KuberCoin Docs

Backup & Restore

Backup cadence, retention, and the verify-restore disaster-recovery drill.

Backup & Restore

KuberCoin operational data lives in MariaDB (per-surface schemas) and on disk under data/ for the worker services. This page documents the backup cadence, retention policy and the verify-restore drill that proves the backups are usable.

Cadence and retention

SourceToolCadenceRetention (local)Retention (offsite)
MariaDB schemas (explorer, wallet, rpc, open, alerter)mariadb-dump --single-transactionHourly48 hours14 days (encrypted, off-host)
MariaDB schemas (full snapshot)mariabackupDaily 03:00 UTC7 days90 days (encrypted, off-host)
Worker on-disk state (sync/data/, backfill/data/)tar + zstdDaily14 days90 days
Configuration (*.kuber-coin.com/config.php)Source-controlled (private repo)On commitForeverForever

RPO and RTO

  • Recovery Point Objective. 1 hour for transactional surfaces (last hourly logical dump) and 0 for source-controlled config.
  • Recovery Time Objective. 30 minutes for a single-surface restore from the latest local dump; 4 hours for a full-stack restore from offsite.

These targets assume the most recent local backup is intact. The verify-restore drill below exists specifically to detect silent corruption before it matters.

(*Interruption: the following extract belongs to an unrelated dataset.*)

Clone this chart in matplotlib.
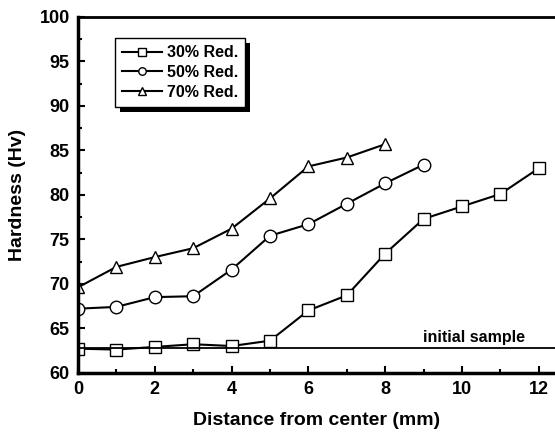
import numpy as np
import matplotlib.pyplot as plt
from matplotlib.patches import Rectangle

plt.rcParams['font.family'] = ['Liberation Sans', 'DejaVu Sans']
plt.rcParams['font.weight'] = 'bold'

# distance from center (mm)
x30 = [0, 1, 2, 3, 4, 5, 6, 7, 8, 9, 10, 11, 12]
x50 = [0, 1, 2, 3, 4, 5, 6, 7, 8, 9]
x70 = [0, 1, 2, 3, 4, 5, 6, 7, 8]

# hardness values (Hv)
h30 = [62.7, 62.6, 62.9, 63.2, 63.0, 63.6, 67.0, 68.7, 73.4, 77.3, 78.7, 80.1, 83.0]
h50 = [67.2, 67.4, 68.5, 68.6, 71.6, 75.4, 76.7, 79.0, 81.3, 83.4]
h70 = [69.6, 71.9, 73.0, 74.0, 76.2, 79.6, 83.2, 84.2, 85.7]

initial_hv = 62.8
labels = ['30% Red.', '50% Red.', '70% Red.']

fig = plt.figure(figsize=(5.55, 4.34), dpi=100)
ax = fig.add_axes([78/555, 1 - 372.7/434, (555 - 78)/555, (372.7 - 17)/434])

style = dict(color='black', lw=1.5, ms=9, mfc='white', mec='black', mew=1.0)
ax.plot(x30, h30, marker='s', label=labels[0], **style)
ax.plot(x50, h50, marker='o', label=labels[1], **style)
ax.plot(x70, h70, marker='^', label=labels[2], **style)

ax.axhline(initial_hv, color='black', lw=1.3)
ax.text(10.32, 63.5, 'initial sample', ha='center', va='baseline', fontsize=11.5, fontweight='bold')

ax.set_xlim(0, 12.42)
ax.set_ylim(60, 100)
ax.set_xticks(np.arange(0, 13, 2))
ax.set_xticks(np.arange(1, 13, 2), minor=True)
ax.set_yticks(np.arange(60, 101, 5))
ax.set_yticks(np.arange(62.5, 100, 5), minor=True)
ax.tick_params(which='major', direction='in', length=5, width=1.5, labelsize=13, pad=6)
ax.tick_params(which='minor', direction='in', length=3, width=1.5)
ax.tick_params(top=False, right=False)

ax.spines['right'].set_visible(False)
ax.spines['left'].set_linewidth(2.5)
ax.spines['bottom'].set_linewidth(2.5)
ax.spines['top'].set_linewidth(2.0)

ax.set_xlabel('Distance from center (mm)', fontsize=14, fontweight='bold', labelpad=10)
ax.set_ylabel('Hardness (Hv)', fontsize=14, fontweight='bold', labelpad=10)

leg = ax.legend(loc='upper left', bbox_to_anchor=(37/477, 1 - 21/355.7), numpoints=1,
                markerscale=0.6, handlelength=2.5, handletextpad=0.3,
                borderpad=0.45, labelspacing=0.3, fancybox=False,
                frameon=True, fontsize=11.5, borderaxespad=0, framealpha=1)
leg.get_frame().set_edgecolor('black')
leg.get_frame().set_linewidth(1.0)
leg.set_zorder(6)

# black drop shadow behind the legend box
fig.canvas.draw()
bb = leg.get_window_extent()
shadow = Rectangle((bb.x0 + 5, bb.y0 - 5), bb.width, bb.height, transform=None,
                   facecolor='black', edgecolor='none', zorder=5.5)
ax.add_artist(shadow)

fig.savefig('out.png', dpi=100)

Restoring a single surface

  1. Confirm the surface is fully drained: traffic switched at the edge or the relevant systemd unit stopped.
  2. Pick the dump: ls -lt /var/backups/kubercoin/<surface>/*.sql.zst | head.
  3. Decompress and replay: zstdcat <dump> | mariadb --default-character-set=utf8mb4 <db>.
  4. Run node scripts/verify-restore.mjs --surface <name> to confirm row-count parity against the dump's manifest.
  5. Re-enable traffic and watch /readyz + the SLO dashboard for 15 minutes before considering the restore complete.

Verify-restore drill

Once per quarter, the operations working group runs the disaster-recovery drill to prove that backups can actually be restored. The drill is fully automated:

pwsh scripts/dr-drill.ps1

The script spins up a temporary SQLite database (CI mode) or MariaDB schema (production mode), replays the most recent dump, invokes scripts/verify-restore.mjs to compare row counts and a sample of primary-key checksums against the dump manifest, and asserts the restore completed in <5 minutes (the RTO budget). A failed drill is treated as a SEV-2 incident; the next drill is run within 14 days regardless of the rotation schedule.

Encryption and key custody

Offsite backups are encrypted with age using a fixed set of recipient public keys held by the operations working group. The recipient list is checked into ops/backups/recipients.txt and is rotated whenever a working-group member leaves — see the secret rotation runbook for the procedure that mirrors HMAC and database credential rotation.